SUPPLIED INFORMATION:

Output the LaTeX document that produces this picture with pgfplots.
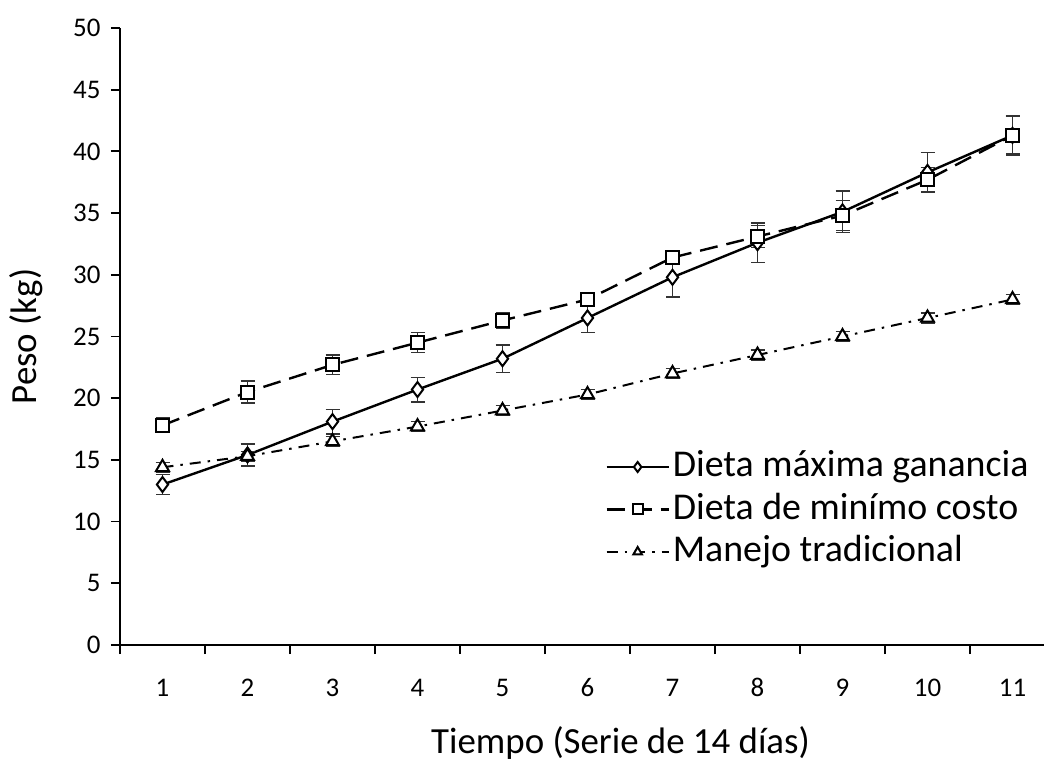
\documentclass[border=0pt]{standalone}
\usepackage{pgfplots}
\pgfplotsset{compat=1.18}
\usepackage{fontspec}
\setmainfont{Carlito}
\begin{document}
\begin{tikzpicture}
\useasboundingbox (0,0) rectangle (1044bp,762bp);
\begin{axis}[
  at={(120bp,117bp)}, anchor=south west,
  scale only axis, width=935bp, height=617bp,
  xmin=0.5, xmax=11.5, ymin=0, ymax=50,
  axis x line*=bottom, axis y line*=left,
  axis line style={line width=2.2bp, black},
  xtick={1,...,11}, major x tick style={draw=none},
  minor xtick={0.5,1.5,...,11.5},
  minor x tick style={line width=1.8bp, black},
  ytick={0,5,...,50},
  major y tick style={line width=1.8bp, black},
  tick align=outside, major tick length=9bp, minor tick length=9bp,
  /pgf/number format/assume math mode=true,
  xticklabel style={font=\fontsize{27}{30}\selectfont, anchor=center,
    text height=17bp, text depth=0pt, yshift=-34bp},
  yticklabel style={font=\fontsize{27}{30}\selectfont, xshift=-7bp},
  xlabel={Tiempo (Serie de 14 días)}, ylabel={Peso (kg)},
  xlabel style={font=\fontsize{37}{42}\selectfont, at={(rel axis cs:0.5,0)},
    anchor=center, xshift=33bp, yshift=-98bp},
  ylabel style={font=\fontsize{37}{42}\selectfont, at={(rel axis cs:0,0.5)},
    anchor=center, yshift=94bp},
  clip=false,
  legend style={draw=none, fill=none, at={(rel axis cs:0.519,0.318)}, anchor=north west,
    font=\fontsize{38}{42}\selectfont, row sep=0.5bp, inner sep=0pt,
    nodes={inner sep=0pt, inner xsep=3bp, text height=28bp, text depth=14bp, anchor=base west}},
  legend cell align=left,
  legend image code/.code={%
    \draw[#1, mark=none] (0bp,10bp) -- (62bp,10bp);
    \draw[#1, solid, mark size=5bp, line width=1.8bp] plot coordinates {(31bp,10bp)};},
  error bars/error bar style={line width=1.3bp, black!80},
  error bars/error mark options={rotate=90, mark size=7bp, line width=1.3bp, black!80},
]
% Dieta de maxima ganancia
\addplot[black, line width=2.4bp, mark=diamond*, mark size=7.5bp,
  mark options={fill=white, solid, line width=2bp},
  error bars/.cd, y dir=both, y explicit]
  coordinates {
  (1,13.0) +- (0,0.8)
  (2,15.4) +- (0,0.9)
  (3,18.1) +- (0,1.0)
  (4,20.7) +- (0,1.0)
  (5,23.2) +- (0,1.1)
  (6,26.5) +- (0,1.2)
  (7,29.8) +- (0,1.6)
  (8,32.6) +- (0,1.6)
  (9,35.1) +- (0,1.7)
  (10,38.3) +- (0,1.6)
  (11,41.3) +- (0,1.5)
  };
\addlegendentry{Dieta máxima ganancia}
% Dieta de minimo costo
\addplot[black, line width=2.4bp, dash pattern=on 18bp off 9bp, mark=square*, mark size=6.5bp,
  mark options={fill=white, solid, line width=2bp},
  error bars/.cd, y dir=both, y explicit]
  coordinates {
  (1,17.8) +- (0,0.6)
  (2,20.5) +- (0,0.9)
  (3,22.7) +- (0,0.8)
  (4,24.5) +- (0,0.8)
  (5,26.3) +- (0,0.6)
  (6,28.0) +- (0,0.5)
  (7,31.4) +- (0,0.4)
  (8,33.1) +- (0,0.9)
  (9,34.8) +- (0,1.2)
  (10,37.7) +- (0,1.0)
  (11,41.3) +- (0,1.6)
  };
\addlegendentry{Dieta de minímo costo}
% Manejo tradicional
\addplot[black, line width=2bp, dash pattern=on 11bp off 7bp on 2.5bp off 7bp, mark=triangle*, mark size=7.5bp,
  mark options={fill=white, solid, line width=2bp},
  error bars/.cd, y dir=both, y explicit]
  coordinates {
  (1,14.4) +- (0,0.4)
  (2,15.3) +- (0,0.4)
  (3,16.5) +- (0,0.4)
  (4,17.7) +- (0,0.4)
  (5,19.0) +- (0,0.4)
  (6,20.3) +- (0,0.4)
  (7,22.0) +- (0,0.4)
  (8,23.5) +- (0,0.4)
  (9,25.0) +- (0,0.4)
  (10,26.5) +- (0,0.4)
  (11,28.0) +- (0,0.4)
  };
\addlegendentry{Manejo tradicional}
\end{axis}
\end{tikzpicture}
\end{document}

INSTRUCTIONS FOR THE TASK: Your task is an exact transcription of all the data, minus the pictures.

RESPONSE TO THE EXERCISE:
Output the LaTeX document that produces this picture with pgfplots.
\documentclass[border=0pt]{standalone}
\usepackage{pgfplots}
\pgfplotsset{compat=1.18}
\usepackage{fontspec}
\setmainfont{Carlito}
\begin{document}
\begin{tikzpicture}
\useasboundingbox (0,0) rectangle (1044bp,762bp);
\begin{axis}[
  at={(120bp,117bp)}, anchor=south west,
  scale only axis, width=935bp, height=617bp,
  xmin=0.5, xmax=11.5, ymin=0, ymax=50,
  axis x line*=bottom, axis y line*=left,
  axis line style={line width=2.2bp, black},
  xtick={1,...,11}, major x tick style={draw=none},
  minor xtick={0.5,1.5,...,11.5},
  minor x tick style={line width=1.8bp, black},
  ytick={0,5,...,50},
  major y tick style={line width=1.8bp, black},
  tick align=outside, major tick length=9bp, minor tick length=9bp,
  /pgf/number format/assume math mode=true,
  xticklabel style={font=\fontsize{27}{30}\selectfont, anchor=center,
    text height=17bp, text depth=0pt, yshift=-34bp},
  yticklabel style={font=\fontsize{27}{30}\selectfont, xshift=-7bp},
  xlabel={Tiempo (Serie de 14 días)}, ylabel={Peso (kg)},
  xlabel style={font=\fontsize{37}{42}\selectfont, at={(rel axis cs:0.5,0)},
    anchor=center, xshift=33bp, yshift=-98bp},
  ylabel style={font=\fontsize{37}{42}\selectfont, at={(rel axis cs:0,0.5)},
    anchor=center, yshift=94bp},
  clip=false,
  legend style={draw=none, fill=none, at={(rel axis cs:0.519,0.318)}, anchor=north west,
    font=\fontsize{38}{42}\selectfont, row sep=0.5bp, inner sep=0pt,
    nodes={inner sep=0pt, inner xsep=3bp, text height=28bp, text depth=14bp, anchor=base west}},
  legend cell align=left,
  legend image code/.code={%
    \draw[#1, mark=none] (0bp,10bp) -- (62bp,10bp);
    \draw[#1, solid, mark size=5bp, line width=1.8bp] plot coordinates {(31bp,10bp)};},
  error bars/error bar style={line width=1.3bp, black!80},
  error bars/error mark options={rotate=90, mark size=7bp, line width=1.3bp, black!80},
]
% Dieta de maxima ganancia
\addplot[black, line width=2.4bp, mark=diamond*, mark size=7.5bp,
  mark options={fill=white, solid, line width=2bp},
  error bars/.cd, y dir=both, y explicit]
  coordinates {
  (1,13.0) +- (0,0.8)
  (2,15.4) +- (0,0.9)
  (3,18.1) +- (0,1.0)
  (4,20.7) +- (0,1.0)
  (5,23.2) +- (0,1.1)
  (6,26.5) +- (0,1.2)
  (7,29.8) +- (0,1.6)
  (8,32.6) +- (0,1.6)
  (9,35.1) +- (0,1.7)
  (10,38.3) +- (0,1.6)
  (11,41.3) +- (0,1.5)
  };
\addlegendentry{Dieta máxima ganancia}
% Dieta de minimo costo
\addplot[black, line width=2.4bp, dash pattern=on 18bp off 9bp, mark=square*, mark size=6.5bp,
  mark options={fill=white, solid, line width=2bp},
  error bars/.cd, y dir=both, y explicit]
  coordinates {
  (1,17.8) +- (0,0.6)
  (2,20.5) +- (0,0.9)
  (3,22.7) +- (0,0.8)
  (4,24.5) +- (0,0.8)
  (5,26.3) +- (0,0.6)
  (6,28.0) +- (0,0.5)
  (7,31.4) +- (0,0.4)
  (8,33.1) +- (0,0.9)
  (9,34.8) +- (0,1.2)
  (10,37.7) +- (0,1.0)
  (11,41.3) +- (0,1.6)
  };
\addlegendentry{Dieta de minímo costo}
% Manejo tradicional
\addplot[black, line width=2bp, dash pattern=on 11bp off 7bp on 2.5bp off 7bp, mark=triangle*, mark size=7.5bp,
  mark options={fill=white, solid, line width=2bp},
  error bars/.cd, y dir=both, y explicit]
  coordinates {
  (1,14.4) +- (0,0.4)
  (2,15.3) +- (0,0.4)
  (3,16.5) +- (0,0.4)
  (4,17.7) +- (0,0.4)
  (5,19.0) +- (0,0.4)
  (6,20.3) +- (0,0.4)
  (7,22.0) +- (0,0.4)
  (8,23.5) +- (0,0.4)
  (9,25.0) +- (0,0.4)
  (10,26.5) +- (0,0.4)
  (11,28.0) +- (0,0.4)
  };
\addlegendentry{Manejo tradicional}
\end{axis}
\end{tikzpicture}
\end{document}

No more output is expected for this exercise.